Fellow: Awarded 2009
Field of Study: Astronomy and Astrophysics

Competition: US & Canada

Eve Ostriker is a Professor of Astrophysical Sciences at Princeton University. Prior to joining the Princeton faculty, she was Professor of Astronomy at the University of Maryland from 1996-2012, following a prize postdoctoral fellowship at the Harvard-Smithsonian Center for Astrophysics. She received her bachelor’s degree from Harvard University (A.B. in physics, magna cum laude, 1987), and her doctoral degree from the University of California, Berkeley (Ph.D. in physics, 1993).

Professor Ostriker’s research is in the area of theoretical and computational astrophysics. Her main scientific interests are in the processes of star and planet formation, the physics of the interstellar medium, and the structure and evolution of galaxies. She is also active in numerical methods and tools for computational fluid dynamics. Her research focuses on understanding the physics behind a wide range of astronomical processes, from the collapse of gaseous clouds to create our own and other solar systems, to the cycling of energy and matter between stars and the interstellar medium in the Milky Way and other disk galaxies, to the regulation of star formation in the cosmos over the last ten billion years.
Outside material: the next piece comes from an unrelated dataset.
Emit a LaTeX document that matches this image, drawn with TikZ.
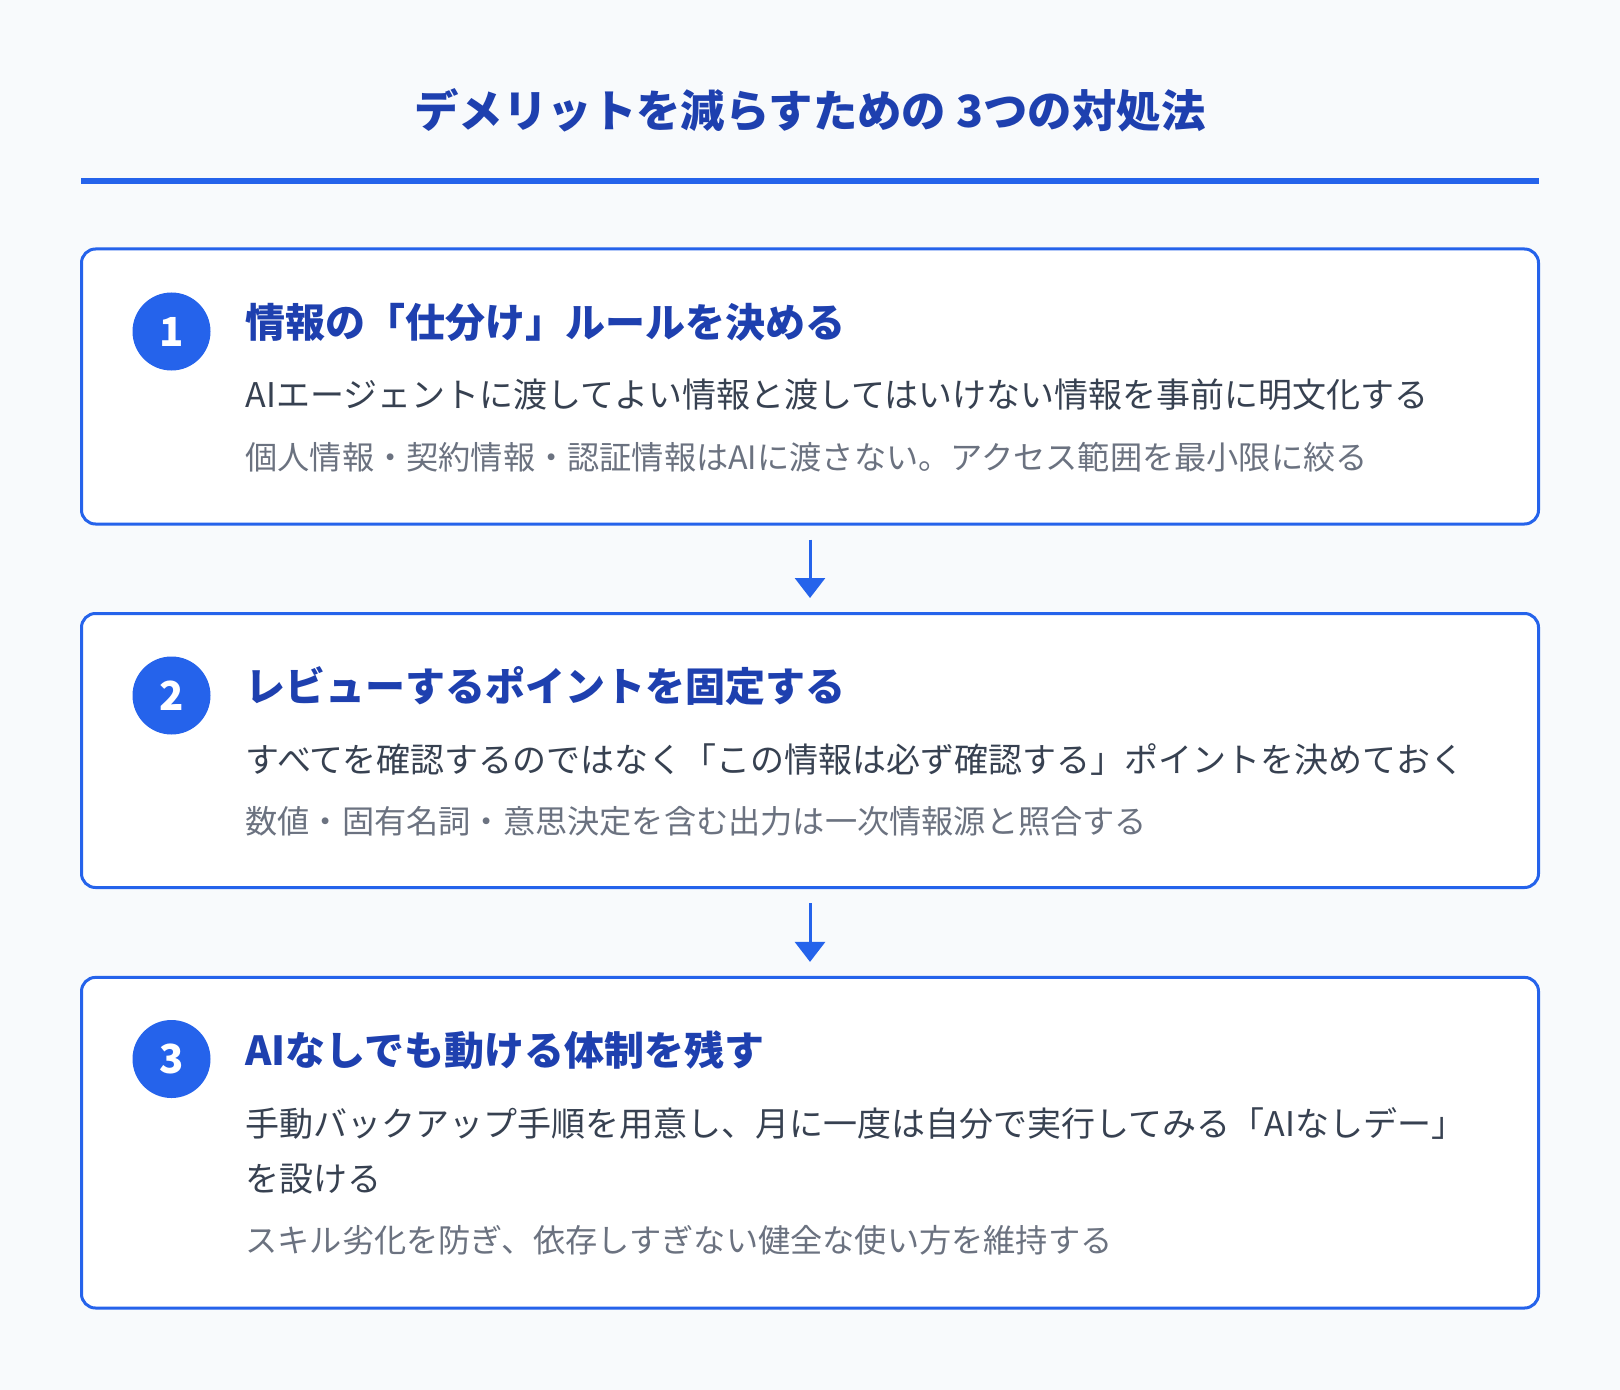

Professor Ostriker’s work has been influential in identifying and quantifying the important role turbulence plays in many astronomical systems. In 2007, Professor Ostriker co-authored a major review on the theory of star formation, published in the Annual Reviews of Astronomy and Astrophysics. During her Guggenheim Fellowship year, Professor Ostriker also held a visiting Miller Professorship at the University of California, Berkeley. Her other awards include election to Phi Beta Kappa, an NSF Graduate Fellowship, the Dorothea Klumpke Roberts Prize (U.C. Berkeley), and numerous research grants from NASA and the National Science Foundation.

Professor Ostriker has acted in many leadership positions within the academic and scientific community, serving on national advisory and review panels as well as organizing scientific conferences.